四 离婚与再婚(第2/3页)

这种严重后果的产生是很自然的。西方社会因为以“个人”为“本位”,无论“成家”、“出家”,都完全是他个人的事,也不会对别人造成损失。中国人就不一样了。每个人的身份、地位、价值、权利、义务、责任、荣誉、利益,都和他的家庭紧密地联系在一起,并取决于他的家庭,一损俱损,一荣俱荣。离婚,尤其是女方被“休”,对于女方家族而言,是极没有面子的事。因为这往往意味着自己的女儿“不好”:或是不贤惠(如不事舅姑、嫉妒),或是有过失(如口舌、盗窃),或是没福气(如无子),或是无妇德(如淫佚),总之是“有问题”,这才成了“没人要的货”。这当然是极丢面子的事。更何况,这些“问题”,深究起来,又多半要归咎于“没家教”。这就等于直接往女方家族脸上抹黑了,岂能容忍?当然非得一报还一报,大打出手不可。

即便没那么严重,该成人的不成人,已成家的要分家,至少也是“不像话”。

如此一来,离婚当然不会被看作是“好事”。既然不是好事,则人们当然不但要表示反对,而且要表示惊诧:“好端端的,离什么婚呢?”中国人是很主张凑合的。“好死不如赖活”,是主张凑合着活;“好散不如好合”,是主张凑合着过。那么,如果有两个人居然不肯凑合了,则大家便会不约而同地得出结论:“一定是出什么事了!”

而这,正是大家关心的问题。

一对夫妻要离婚,当然是“出事”了。但这个事,却可能是多方面的。比如性格问题、经济问题、与男方或女方家族成员关系问题等等,都可能导致一对夫妻的要求离婚。

但是人们却多半不会这样理解。

在一般的闲人们看来,一对夫妻要闹离婚,只可能是在一个问题上出了事,这就是性。具体说来,又有两种可能,一是某一方出现性功能障碍,二是某一方(或双方)有了外遇。第一类问题有神秘感,第二类问题有戏剧性。

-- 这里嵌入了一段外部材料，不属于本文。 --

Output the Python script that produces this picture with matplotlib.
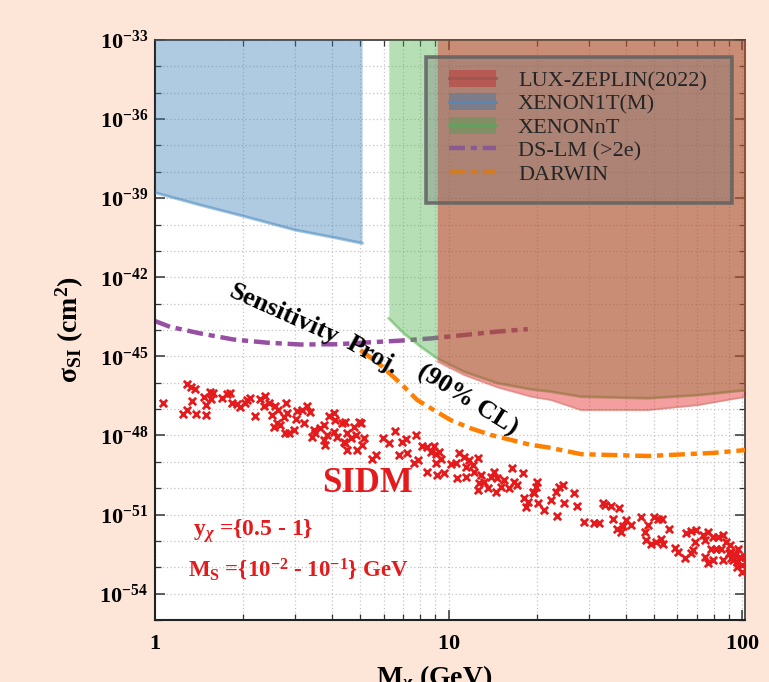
import numpy as np
import matplotlib
matplotlib.use('Agg')
import matplotlib.pyplot as plt
from matplotlib.patches import Patch, Rectangle
from matplotlib.lines import Line2D
from matplotlib.ticker import FixedLocator, NullFormatter, FuncFormatter

plt.rcParams['font.family'] = ['Liberation Serif', 'DejaVu Serif']
plt.rcParams['mathtext.fontset'] = 'custom'
plt.rcParams['mathtext.rm'] = 'Liberation Serif'
plt.rcParams['mathtext.it'] = 'Liberation Serif:italic:bold'
plt.rcParams['mathtext.bf'] = 'Liberation Serif:bold'

# ---------------- data ----------------
xenon1t_mass = [1.0, 1.426, 2.028, 3.006, 4.064, 5.07]
xenon1t_logsig = [-38.79, -39.26, -39.70, -40.21, -40.49, -40.71]

xenonnt_mass = [6.25, 7.03, 8.02, 9.14, 11.27, 14.66, 19.05, 22.28, 28.18, 47.64, 70.63, 103.3]
xenonnt_logsig = [-43.56, -44.13, -44.63, -45.08, -45.58, -46.02, -46.25, -46.34, -46.53, -46.59, -46.47, -46.28]

lz_mass = [9.14, 11.27, 14.66, 19.05, 22.28, 28.18, 47.64, 70.63, 103.3]
lz_logsig = [-45.20, -45.71, -46.18, -46.53, -46.66, -47.04, -47.04, -46.85, -46.53]

dslm_mass = [1.0, 1.125, 1.426, 1.849, 2.404, 3.126, 4.169, 5.14, 6.683, 8.69, 11.27, 14.66, 18.58]
dslm_logsig = [-43.66, -43.88, -44.13, -44.36, -44.48, -44.55, -44.54, -44.48, -44.41, -44.32, -44.19, -44.06, -43.97]

darwin_mass = [5.01, 5.86, 6.85, 7.82, 8.91, 10.16, 11.89, 13.9, 16.29, 19.05, 21.73, 28.25, 47.64, 80.17, 103.3]
darwin_logsig = [-44.76, -45.33, -46.02, -46.66, -47.04, -47.42, -47.73, -47.98, -48.17, -48.36, -48.45, -48.71, -48.78, -48.66, -48.55]

sidm_logmass = [
    0.026, 0.110, 0.122, 0.137, 0.125, 0.097, 0.110, 0.139, 0.173, 0.173,
    0.168, 0.188, 0.199, 0.191, 0.228, 0.245, 0.256, 0.262, 0.279, 0.290,
    0.307, 0.313, 0.322, 0.341, 0.358, 0.375, 0.370, 0.387, 0.398, 0.410,
    0.419, 0.415, 0.404, 0.427, 0.438, 0.447, 0.449, 0.444, 0.455, 0.472,
    0.480, 0.484, 0.501, 0.506, 0.518, 0.527, 0.540, 0.535, 0.546, 0.563,
    0.574, 0.574, 0.586, 0.591, 0.609, 0.614, 0.609, 0.620, 0.637, 0.648,
    0.654, 0.643, 0.654, 0.580,
    0.648, 0.666, 0.683, 0.677, 0.694, 0.702, 0.705, 0.688, 0.711, 0.777,
    0.796, 0.816, 0.842, 0.853, 0.887, 0.859, 0.830, 0.751, 0.740, 0.882,
    0.895, 0.910, 0.925, 0.939, 0.950, 0.956, 0.967, 0.973, 0.956, 0.925,
    0.961, 0.984, 1.007, 1.024, 1.027, 1.058, 1.035, 1.052, 1.069, 1.058,
    1.081, 1.098, 1.086, 1.109, 1.103, 1.098, 1.120, 1.132, 1.143, 1.155,
    1.166, 1.160, 1.177, 1.189, 1.206, 1.217, 1.223, 1.234, 1.252, 1.257,
    1.269, 1.286, 1.297, 1.263,
    1.300, 1.303, 1.291, 1.323, 1.348, 1.365, 1.376, 1.390, 1.394, 1.369,
    1.428, 1.437, 1.460, 1.494, 1.513, 1.525, 1.532, 1.553, 1.581, 1.559,
    1.573, 1.593, 1.604, 1.621, 1.587, 1.655, 1.667, 1.680, 1.672, 1.699,
    1.712, 1.727, 1.689, 1.706, 1.724, 1.729, 1.749, 1.769, 1.781, 1.803,
    1.809, 1.826, 1.843, 1.837, 1.832, 1.824, 1.866, 1.871, 1.883, 1.900,
    1.917, 1.934, 1.894, 1.911, 1.928, 1.871, 1.883, 1.900, 1.934, 1.945,
    1.957, 1.962, 1.974, 1.968, 1.980, 1.985, 1.991, 1.997, 1.997, 2.008,
    1.980, 1.962, 1.953,
]
sidm_logsig = [
    -46.76, -46.05, -46.15, -46.25, -46.68, -47.19, -47.04, -47.19, -47.23, -46.85,
    -46.53, -46.34, -46.40, -46.63, -46.59, -46.43, -46.38, -46.78, -46.82, -46.91,
    -46.78, -46.66, -46.58, -47.25, -46.63, -46.51, -46.89, -46.78, -47.23, -46.89,
    -47.04, -47.54, -47.69, -47.61, -47.29, -46.78, -47.16, -47.90, -47.92, -47.80,
    -47.39, -47.06, -47.04, -47.52, -46.89, -47.10, -47.80, -48.05, -47.92, -47.73,
    -47.61, -48.18, -47.99, -47.27, -47.16, -47.42, -47.86, -48.05, -47.54, -47.48,
    -47.92, -48.24, -48.56, -48.37,
    -48.30, -48.11, -47.99, -47.67, -47.48, -47.54, -48.37, -48.56, -48.11, -48.11,
    -48.30, -47.82, -48.24, -48.15, -47.99, -48.66, -48.74, -48.74, -48.91, -49.04,
    -48.93, -48.40, -48.43, -48.62, -48.40, -48.71, -48.62, -48.91, -49.04, -49.38,
    -49.50, -49.44, -49.09, -49.06, -49.63, -49.57, -48.68, -48.81, -48.93, -49.19,
    -49.13, -48.87, -49.38, -49.50, -49.82, -50.07, -49.76, -50.01, -49.57, -49.38,
    -49.63, -50.14, -49.95, -49.69, -50.01, -49.25, -49.76, -49.88, -49.44, -50.39,
    -50.52, -50.14, -49.95, -50.71,
    -49.76, -50.58, -50.20, -50.81, -50.45, -50.14, -49.95, -49.88, -50.58, -51.05,
    -50.18, -50.68, -51.28, -51.31, -51.31, -50.55, -50.62, -50.68, -50.74, -51.15,
    -51.56, -51.44, -51.21, -51.40, -51.65, -51.09, -51.65, -51.40, -51.97, -51.09,
    -51.18, -51.18, -52.10, -52.03, -51.91, -52.10, -51.56, -52.25, -52.41, -52.63,
    -51.69, -51.63, -51.59, -52.03, -52.35, -52.47, -51.78, -51.97, -51.65, -51.84,
    -51.84, -51.78, -52.29, -52.29, -52.29, -52.60, -52.85, -52.73, -52.73, -52.03,
    -52.16, -52.41, -52.54, -52.73, -52.79, -52.29, -52.60, -52.92, -53.17, -52.60,
    -52.98, -52.66, -52.45,
]

y_major_exp = [-54, -51, -48, -45, -42, -39, -36, -33]
x_major = [1, 10, 100]
legend_labels = ['LUX-ZEPLIN(2022)', 'XENON1T(M)', 'XENONnT', 'DS-LM (>2e)', 'DARWIN']

# ---------------- colours ----------------
C_RED = '#e41a1c'
C_BLUE = '#377eb8'
C_GREEN = '#4daf4a'
C_PURPLE = '#984ea3'
C_ORANGE = '#ff7f00'
BG = '#fde5d8'

W, H = 769, 682
fig = plt.figure(figsize=(W / 100, H / 100), dpi=100, facecolor=BG)
ax = fig.add_axes([155 / W, 1 - 620 / H, 590 / W, 580 / H])
ax.set_facecolor('white')
ax.set_xscale('log')
ax.set_yscale('log')
ax.set_xlim(1, 102)
ax.set_ylim(1e-55, 1e-33)

top = 1e-33
pw = lambda a: 10.0 ** np.asarray(a)

dash = (3.6, 1.3, 1.4, 1.3)
# DS-LM line (under the filled regions)
ax.plot(dslm_mass, pw(dslm_logsig), color=C_PURPLE, lw=3.2, dashes=dash, zorder=2)

# XENON1T(M)
ax.fill_between(xenon1t_mass, pw(xenon1t_logsig), top, color=C_BLUE, alpha=0.4, lw=0, zorder=3)
ax.plot(xenon1t_mass, pw(xenon1t_logsig), color=C_BLUE, alpha=0.45, lw=2.2, zorder=3)
# XENONnT
ax.fill_between(xenonnt_mass, pw(xenonnt_logsig), top, color=C_GREEN, alpha=0.4, lw=0, zorder=3)
ax.plot(xenonnt_mass, pw(xenonnt_logsig), color=C_GREEN, alpha=0.5, lw=2.0, zorder=3)
# LUX-ZEPLIN
ax.fill_between(lz_mass, pw(lz_logsig), top, color=C_RED, alpha=0.42, lw=0, zorder=3.1)
ax.plot(lz_mass, pw(lz_logsig), color='#c06050', alpha=0.35, lw=1.5, zorder=3.1)

# DARWIN
ax.plot(darwin_mass, pw(darwin_logsig), color=C_ORANGE, lw=3.2, dashes=dash, zorder=4)

# SIDM scatter
ax.scatter(pw(sidm_logmass), pw(sidm_logsig), marker='x', s=28, color=C_RED, linewidths=2.0, zorder=5)

# ---------------- axes styling ----------------
ax.xaxis.set_major_locator(FixedLocator(x_major))
minor_x = [m * d for d in (1, 10) for m in range(2, 10)] + [200]
ax.xaxis.set_minor_locator(FixedLocator(minor_x))
ax.xaxis.set_major_formatter(FuncFormatter(lambda v, p: r'$\mathbf{%d}$' % round(v)))
ax.xaxis.set_minor_formatter(NullFormatter())
ax.yaxis.set_major_locator(FixedLocator(pw(y_major_exp)))
minor_y = [e for e in range(-55, -32) if e not in y_major_exp]
ax.yaxis.set_minor_locator(FixedLocator(pw(minor_y)))
ax.yaxis.set_major_formatter(FuncFormatter(lambda v, p: r'$\mathbf{10^{%d}}$' % round(np.log10(v))))
ax.yaxis.set_minor_formatter(NullFormatter())

ax.tick_params(which='both', direction='in', top=True, right=True, color='#333333')
ax.tick_params(which='major', length=7, width=1.1, labelsize=16)
ax.tick_params(which='minor', length=4, width=0.9)
ax.tick_params(axis='y', which='major', pad=5)
ax.tick_params(axis='x', which='major', pad=11)
ax.grid(True, which='both', ls=(0, (1, 2)), color='#c4c4c4', lw=0.9, zorder=0)
ax.set_axisbelow(True)
for s in ['left', 'bottom']:
    ax.spines[s].set_color('#222222')
    ax.spines[s].set_linewidth(1.5)
for s in ['top', 'right']:
    ax.spines[s].set_color('#444444')
    ax.spines[s].set_linewidth(1.3)

# ---------------- legend ----------------
handles = [
    (Patch(facecolor=C_RED, alpha=0.55, lw=0), Line2D([], [], color='#b34a3c', lw=2)),
    (Patch(facecolor=C_BLUE, alpha=0.5, lw=0), Line2D([], [], color='#4f8fcc', lw=2)),
    (Patch(facecolor=C_GREEN, alpha=0.5, lw=0), Line2D([], [], color='#5db75a', lw=2)),
    Line2D([], [], color=C_PURPLE, lw=3.2, dashes=dash),
    Line2D([], [], color=C_ORANGE, lw=3.2, dashes=dash),
]
frame = Rectangle((426 / W, 1 - 203 / H), 306 / W, 146 / H, transform=fig.transFigure,
                  facecolor=(0.45, 0.45, 0.45, 0.33), edgecolor=(0.38, 0.38, 0.38, 0.85),
                  lw=2.6, zorder=6)
fig.add_artist(frame)
leg = ax.legend(handles, legend_labels, loc='upper left',
                bbox_to_anchor=(449 / W, 1 - 70 / H), bbox_transform=fig.transFigure,
                frameon=False, fontsize=16, borderpad=0, borderaxespad=0,
                handlelength=2.1, handleheight=0.8, handletextpad=1.0, labelspacing=0.1)
leg.set_zorder(7)

# ---------------- texts ----------------
def ftext(px, py, s, **kw):
    fig.text(px / W, 1 - py / H, s, **kw)

ftext(284, 314, 'Sensitivity', fontsize=19, fontweight='bold', rotation=-24,
      ha='center', va='center', rotation_mode='anchor', zorder=8)
ftext(373, 355, 'Proj.', fontsize=19, fontweight='bold', rotation=-29,
      ha='center', va='center', rotation_mode='anchor', zorder=8)
ftext(467, 400, '(90% CL)', fontsize=19, fontweight='bold', rotation=-32,
      ha='center', va='center', rotation_mode='anchor', zorder=8)

ftext(367, 484, 'SIDM', fontsize=25, fontweight='bold', color=C_RED, ha='center', va='center')
ftext(193, 531, r'y$_\chi$ ={0.5 - 1}', fontsize=17, fontweight='bold', color=C_RED,
      ha='left', va='center')
ftext(188, 569, r'M$_\mathbf{S}$ ={10$^\mathbf{-2}$ - 10$^\mathbf{-1}$} GeV', fontsize=16.5,
      fontweight='bold', color=C_RED, ha='left', va='center')

ftext(70, 330, r'σ$_\mathbf{SI}$ (cm$^\mathbf{2}$)', fontsize=20, fontweight='bold',
      rotation=90, ha='center', va='center')
ftext(434, 685, r'M$_\chi$ (GeV)', fontsize=20, fontweight='bold', ha='center', va='baseline')

fig.savefig('out.png', dpi=100, facecolor=BG)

但无论何种情况,都足以让人大讲其闲话。

如果说闲人们的闲话近乎无聊,那么,礼教制定者和维护者的说法就绝对无耻。因为一旦发生离婚案,他们就会把全部责任都算在女人身上。

事实上,中国古代没有“离婚”,只有“休妻”。“休妻”又叫“出妻”,礼法上历来有“七出”之条。也就是说,做妻子的只要犯了“七出”中任何一条,做丈夫的都有权将其赶出家门,予以休弃,这就叫“出妻”或“休妻”。

“七出”之条大约在周代就已经有了。依据《大戴礼记·本命》和《仪礼·丧服》贾公彦疏,丈夫们可以随便把有错或无辜的妻子打发出门的七条所谓“正当理由”是:不事舅姑(公婆)、无子、淫佚、口舌、盗窃、妒忌、恶疾。不事舅姑就是不孝敬公婆。其实,事实上未必是“不孝敬”,只要公婆“不喜欢”,也要休妻的。因为“不事舅姑”即为不孝,而不孝乃罪莫大焉。同样,无子也是不孝,因为“不孝有三,无后为大”。淫有两种,一种是“淫乱”,即与丈夫以外的其他男人(包括家族成员)发生性关系,当然是“失德”;另一种是“淫佚”,即性欲旺盛,无休止地与丈夫做爱,结果弄得丈夫元气大亏,肾虚体弱,当然也是“失德”。这两种情况,也都无耻,理应休去。妒忌是不容丈夫与别的女子交往,或在自己“无出”的情况下不容丈夫纳妾,也算“不守妇德”。口舌(又叫“多言”)有三种:一是在公婆面前多嘴,是“不恭”;二是在丈夫面前唠叨,是“不顺”;三是在姑嫂妯娌之间倒闲话,是“不和”。三种情况都会影响家庭的安定团结,因此也必须休去。盗窃一说,有点莫名其妙。因为夫妻俱为一体,哪有自家偷自家的?大约是指偷了婆家的东西送到娘家。恶疾一说更无道理。做妻子的生了病,理应由丈夫出资治疗,岂有反被赶出家门之理?

由此可见,“七出”之条,对女性极不公平。不但不公平,也很苛刻。做妻子的稍有不慎,便会有被休的可能。比如孔子的学生曾参,仅仅因为妻子做了一顿夹生饭,便把她休了,简直岂有此理。事实上,许多男人的出妻、休妻、弃妻,根本就不是做妻子的有什么错误,而是他们自己嫌贫爱富、厌旧喜新。比如魏的平虏将军刘勋,娶妻宋氏,共同生活了二十多年。后来刘勋看上了山阳司马女,就以“无子”为理由,把宋氏休了。结婚二十多年不提无子的事,一见山阳司马女就想起“继统大事”了,其真实原因可想而知。汉代王肃的休妻,更是连理由也没有,只因皇帝要把公主嫁给他,王肃便毫不犹豫地选择了休妻。